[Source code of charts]
▬▬▬▬▬▬

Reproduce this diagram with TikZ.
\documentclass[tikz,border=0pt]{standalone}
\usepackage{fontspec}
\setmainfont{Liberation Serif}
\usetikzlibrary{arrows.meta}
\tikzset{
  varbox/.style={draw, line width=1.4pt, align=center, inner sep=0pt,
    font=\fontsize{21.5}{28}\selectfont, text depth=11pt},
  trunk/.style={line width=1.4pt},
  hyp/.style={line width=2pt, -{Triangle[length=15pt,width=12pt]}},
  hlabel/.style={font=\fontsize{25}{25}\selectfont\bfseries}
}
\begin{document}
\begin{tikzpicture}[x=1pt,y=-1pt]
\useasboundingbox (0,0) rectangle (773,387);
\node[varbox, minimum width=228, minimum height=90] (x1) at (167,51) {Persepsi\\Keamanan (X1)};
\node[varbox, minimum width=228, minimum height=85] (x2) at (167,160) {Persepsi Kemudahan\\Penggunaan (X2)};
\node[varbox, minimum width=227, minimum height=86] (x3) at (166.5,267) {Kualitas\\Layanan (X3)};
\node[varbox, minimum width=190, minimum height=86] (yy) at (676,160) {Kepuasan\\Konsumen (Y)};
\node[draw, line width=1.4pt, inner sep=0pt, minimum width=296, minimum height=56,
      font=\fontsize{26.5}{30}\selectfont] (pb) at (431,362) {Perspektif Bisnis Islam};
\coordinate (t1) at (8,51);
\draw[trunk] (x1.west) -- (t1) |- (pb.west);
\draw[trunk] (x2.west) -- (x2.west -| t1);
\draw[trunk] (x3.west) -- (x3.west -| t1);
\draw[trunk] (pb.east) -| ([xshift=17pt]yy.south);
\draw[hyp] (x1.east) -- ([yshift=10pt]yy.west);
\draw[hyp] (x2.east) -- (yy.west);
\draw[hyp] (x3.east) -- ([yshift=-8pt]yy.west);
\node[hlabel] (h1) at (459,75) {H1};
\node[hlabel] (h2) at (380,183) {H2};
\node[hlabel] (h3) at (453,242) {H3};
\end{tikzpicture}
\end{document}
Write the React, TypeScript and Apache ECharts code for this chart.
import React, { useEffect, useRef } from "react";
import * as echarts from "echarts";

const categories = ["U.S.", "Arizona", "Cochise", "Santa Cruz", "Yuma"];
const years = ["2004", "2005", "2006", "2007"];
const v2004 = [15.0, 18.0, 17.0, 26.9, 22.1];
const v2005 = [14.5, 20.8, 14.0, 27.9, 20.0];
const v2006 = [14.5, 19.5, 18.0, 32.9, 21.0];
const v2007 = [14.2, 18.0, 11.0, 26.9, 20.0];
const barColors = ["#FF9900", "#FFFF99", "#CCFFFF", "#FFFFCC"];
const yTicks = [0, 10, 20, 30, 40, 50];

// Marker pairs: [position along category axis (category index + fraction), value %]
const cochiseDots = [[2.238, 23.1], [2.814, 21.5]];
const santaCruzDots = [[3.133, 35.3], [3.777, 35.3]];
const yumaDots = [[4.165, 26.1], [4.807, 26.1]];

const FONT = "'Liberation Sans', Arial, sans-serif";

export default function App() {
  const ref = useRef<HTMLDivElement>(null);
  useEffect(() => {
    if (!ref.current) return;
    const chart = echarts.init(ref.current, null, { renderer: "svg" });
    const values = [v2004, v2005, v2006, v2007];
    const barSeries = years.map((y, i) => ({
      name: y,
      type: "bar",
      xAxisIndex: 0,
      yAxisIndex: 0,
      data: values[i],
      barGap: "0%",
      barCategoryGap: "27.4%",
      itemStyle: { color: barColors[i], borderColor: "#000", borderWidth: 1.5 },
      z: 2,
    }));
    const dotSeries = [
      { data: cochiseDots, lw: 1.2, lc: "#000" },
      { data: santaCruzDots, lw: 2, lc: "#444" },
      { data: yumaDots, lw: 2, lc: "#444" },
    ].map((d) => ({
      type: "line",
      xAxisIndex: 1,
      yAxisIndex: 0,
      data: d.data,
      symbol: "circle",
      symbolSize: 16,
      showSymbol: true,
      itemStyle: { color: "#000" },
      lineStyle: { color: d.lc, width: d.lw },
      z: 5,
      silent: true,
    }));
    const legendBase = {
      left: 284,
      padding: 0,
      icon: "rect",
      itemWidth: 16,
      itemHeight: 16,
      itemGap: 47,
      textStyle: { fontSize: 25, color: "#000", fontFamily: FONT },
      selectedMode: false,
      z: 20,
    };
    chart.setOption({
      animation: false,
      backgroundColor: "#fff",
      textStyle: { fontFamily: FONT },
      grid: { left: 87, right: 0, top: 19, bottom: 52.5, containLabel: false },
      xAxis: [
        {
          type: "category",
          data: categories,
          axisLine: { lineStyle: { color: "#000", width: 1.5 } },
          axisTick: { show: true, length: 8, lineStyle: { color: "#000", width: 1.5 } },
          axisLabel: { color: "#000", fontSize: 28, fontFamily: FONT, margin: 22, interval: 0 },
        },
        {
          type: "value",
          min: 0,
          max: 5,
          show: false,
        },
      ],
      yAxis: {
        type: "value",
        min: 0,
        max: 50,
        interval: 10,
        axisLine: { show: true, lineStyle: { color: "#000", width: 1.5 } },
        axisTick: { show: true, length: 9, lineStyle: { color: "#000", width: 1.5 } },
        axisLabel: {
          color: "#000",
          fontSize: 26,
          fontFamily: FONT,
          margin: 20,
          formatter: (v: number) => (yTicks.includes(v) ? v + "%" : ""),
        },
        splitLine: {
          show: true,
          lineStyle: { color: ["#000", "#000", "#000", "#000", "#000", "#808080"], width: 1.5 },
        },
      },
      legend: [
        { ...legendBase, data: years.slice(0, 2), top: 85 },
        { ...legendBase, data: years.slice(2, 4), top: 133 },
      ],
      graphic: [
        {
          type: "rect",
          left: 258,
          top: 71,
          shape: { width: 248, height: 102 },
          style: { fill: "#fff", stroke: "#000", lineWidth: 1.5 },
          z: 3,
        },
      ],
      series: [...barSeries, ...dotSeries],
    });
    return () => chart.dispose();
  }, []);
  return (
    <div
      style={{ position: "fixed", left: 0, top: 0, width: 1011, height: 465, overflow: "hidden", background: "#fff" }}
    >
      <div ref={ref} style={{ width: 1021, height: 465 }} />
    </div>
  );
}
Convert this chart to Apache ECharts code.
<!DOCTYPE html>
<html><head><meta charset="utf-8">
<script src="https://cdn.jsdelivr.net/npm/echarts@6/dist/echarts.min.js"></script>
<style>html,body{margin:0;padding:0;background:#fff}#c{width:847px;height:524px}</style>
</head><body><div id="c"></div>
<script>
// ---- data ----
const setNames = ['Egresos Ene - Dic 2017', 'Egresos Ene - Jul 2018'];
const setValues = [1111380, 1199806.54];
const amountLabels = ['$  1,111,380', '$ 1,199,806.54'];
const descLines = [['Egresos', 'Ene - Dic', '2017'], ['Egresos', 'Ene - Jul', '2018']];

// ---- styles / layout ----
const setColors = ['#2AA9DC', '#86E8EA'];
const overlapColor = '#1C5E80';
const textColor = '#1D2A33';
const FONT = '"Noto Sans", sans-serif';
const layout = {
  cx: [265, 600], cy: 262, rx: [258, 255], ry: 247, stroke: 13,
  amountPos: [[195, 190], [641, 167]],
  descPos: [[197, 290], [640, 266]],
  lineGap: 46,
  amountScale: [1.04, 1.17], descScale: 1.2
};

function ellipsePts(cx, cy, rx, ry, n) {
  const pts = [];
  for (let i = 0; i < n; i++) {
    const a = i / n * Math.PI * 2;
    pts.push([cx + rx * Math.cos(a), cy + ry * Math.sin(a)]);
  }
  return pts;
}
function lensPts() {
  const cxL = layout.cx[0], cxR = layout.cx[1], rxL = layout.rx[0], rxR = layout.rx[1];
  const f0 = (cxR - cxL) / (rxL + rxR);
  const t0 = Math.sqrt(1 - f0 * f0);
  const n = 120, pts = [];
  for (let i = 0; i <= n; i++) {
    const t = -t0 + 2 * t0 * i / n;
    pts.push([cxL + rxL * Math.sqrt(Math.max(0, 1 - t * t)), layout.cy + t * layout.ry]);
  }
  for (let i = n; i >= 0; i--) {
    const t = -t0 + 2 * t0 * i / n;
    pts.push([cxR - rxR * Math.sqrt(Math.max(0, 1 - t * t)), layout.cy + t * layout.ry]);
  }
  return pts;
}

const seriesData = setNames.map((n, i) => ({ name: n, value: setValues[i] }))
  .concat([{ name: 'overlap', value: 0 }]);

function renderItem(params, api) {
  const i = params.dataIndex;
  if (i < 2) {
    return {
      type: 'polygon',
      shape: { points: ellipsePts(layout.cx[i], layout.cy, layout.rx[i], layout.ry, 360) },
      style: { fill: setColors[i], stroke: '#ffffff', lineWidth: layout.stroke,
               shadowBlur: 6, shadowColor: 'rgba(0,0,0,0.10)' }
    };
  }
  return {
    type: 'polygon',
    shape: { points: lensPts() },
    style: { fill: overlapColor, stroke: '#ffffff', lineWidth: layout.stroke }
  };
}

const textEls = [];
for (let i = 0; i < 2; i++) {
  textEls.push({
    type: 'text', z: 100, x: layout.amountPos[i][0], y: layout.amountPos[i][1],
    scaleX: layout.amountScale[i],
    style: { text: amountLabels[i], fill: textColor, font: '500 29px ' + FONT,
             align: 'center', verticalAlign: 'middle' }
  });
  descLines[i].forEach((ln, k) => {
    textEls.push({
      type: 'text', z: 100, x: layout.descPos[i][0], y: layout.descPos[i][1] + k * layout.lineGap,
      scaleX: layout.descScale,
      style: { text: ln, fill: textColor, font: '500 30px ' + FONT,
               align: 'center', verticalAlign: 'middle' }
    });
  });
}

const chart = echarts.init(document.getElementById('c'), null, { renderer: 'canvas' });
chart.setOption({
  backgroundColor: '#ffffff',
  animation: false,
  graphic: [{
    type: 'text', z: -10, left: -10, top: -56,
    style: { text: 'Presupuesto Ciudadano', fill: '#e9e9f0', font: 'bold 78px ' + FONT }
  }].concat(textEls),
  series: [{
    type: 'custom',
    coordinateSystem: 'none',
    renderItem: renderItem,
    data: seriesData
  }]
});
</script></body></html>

▬▬▬▬▬▬

#### The exercise
Only the lines from the top of the data through the line that contains "import * as" should be quoted, exactly as they stand.

#### Written answer
Reproduce this diagram with TikZ.
\documentclass[tikz,border=0pt]{standalone}
\usepackage{fontspec}
\setmainfont{Liberation Serif}
\usetikzlibrary{arrows.meta}
\tikzset{
  varbox/.style={draw, line width=1.4pt, align=center, inner sep=0pt,
    font=\fontsize{21.5}{28}\selectfont, text depth=11pt},
  trunk/.style={line width=1.4pt},
  hyp/.style={line width=2pt, -{Triangle[length=15pt,width=12pt]}},
  hlabel/.style={font=\fontsize{25}{25}\selectfont\bfseries}
}
\begin{document}
\begin{tikzpicture}[x=1pt,y=-1pt]
\useasboundingbox (0,0) rectangle (773,387);
\node[varbox, minimum width=228, minimum height=90] (x1) at (167,51) {Persepsi\\Keamanan (X1)};
\node[varbox, minimum width=228, minimum height=85] (x2) at (167,160) {Persepsi Kemudahan\\Penggunaan (X2)};
\node[varbox, minimum width=227, minimum height=86] (x3) at (166.5,267) {Kualitas\\Layanan (X3)};
\node[varbox, minimum width=190, minimum height=86] (yy) at (676,160) {Kepuasan\\Konsumen (Y)};
\node[draw, line width=1.4pt, inner sep=0pt, minimum width=296, minimum height=56,
      font=\fontsize{26.5}{30}\selectfont] (pb) at (431,362) {Perspektif Bisnis Islam};
\coordinate (t1) at (8,51);
\draw[trunk] (x1.west) -- (t1) |- (pb.west);
\draw[trunk] (x2.west) -- (x2.west -| t1);
\draw[trunk] (x3.west) -- (x3.west -| t1);
\draw[trunk] (pb.east) -| ([xshift=17pt]yy.south);
\draw[hyp] (x1.east) -- ([yshift=10pt]yy.west);
\draw[hyp] (x2.east) -- (yy.west);
\draw[hyp] (x3.east) -- ([yshift=-8pt]yy.west);
\node[hlabel] (h1) at (459,75) {H1};
\node[hlabel] (h2) at (380,183) {H2};
\node[hlabel] (h3) at (453,242) {H3};
\end{tikzpicture}
\end{document}
Write the React, TypeScript and Apache ECharts code for this chart.
import React, { useEffect, useRef } from "react";
import * as echarts from "echarts";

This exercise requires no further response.